International reactions varied sharply by country:

  • China cautiously welcomed the SCOTUS ruling, with Beijing's embassy declaring "trade wars benefit nobody," while analysts estimated overall US tariff levels on Chinese goods could drop from roughly 36% to around 21%.
  • Canada welcomed the ruling but noted that steel, aluminum, and automobile tariffs under Section 232 remain fully in force.
  • South Korea and India, both of which had recently negotiated separate trade frameworks with Washington, expressed uncertainty about whether their deals would survive the legal reshuffling.
  • France and Germany took a harder line, with Paris signaling the EU retains tools for retaliation if the 15% levy takes full effect.

The Economic Toll

The Tax Foundation estimates that the surviving tariffs — Section 232 duties plus the new Section 122 levy — will raise approximately $79 billion in federal revenue in 2026, equivalent to a roughly $1,000 average annual tax increase per US household. Critics argue this is effectively a regressive consumption tax hitting lower-income families hardest through higher prices on imported goods.

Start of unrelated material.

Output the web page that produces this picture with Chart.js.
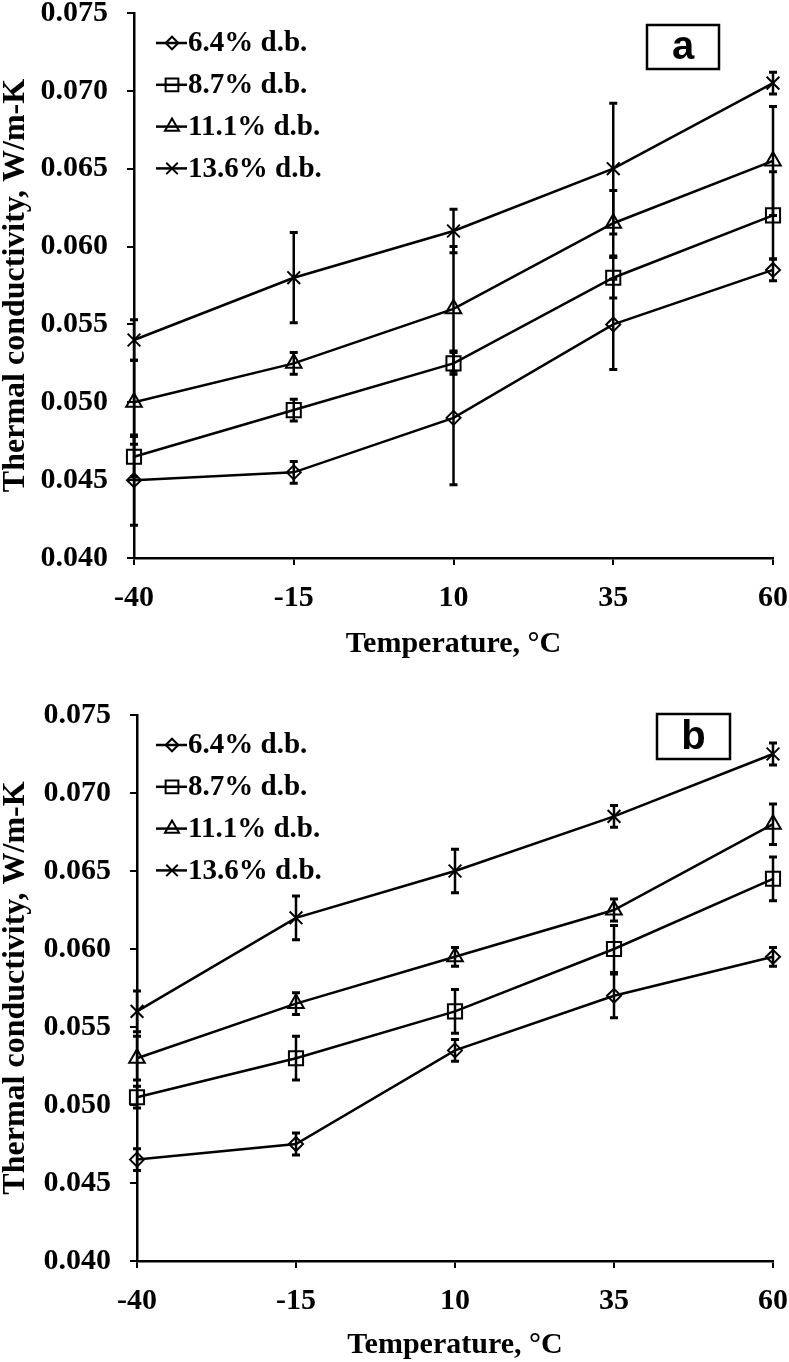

Trade lawyers warn that the Section 122 route will itself face legal challenges. The provision was designed to address balance-of-payments crises, and whether a broad geopolitical trade dispute meets that threshold is far from settled law.

What Comes Next

The Supreme Court ruling marks a rare institutional check on executive power in the Trump era, but it has not ended the trade war — it has merely shifted its legal terrain. With a 150-day countdown now running, Congress, the courts, and US trading partners are all scrambling to assess their next moves. Whether the 15% rate holds, rises further, or collapses under legal challenge, global supply chains face months more of grinding uncertainty.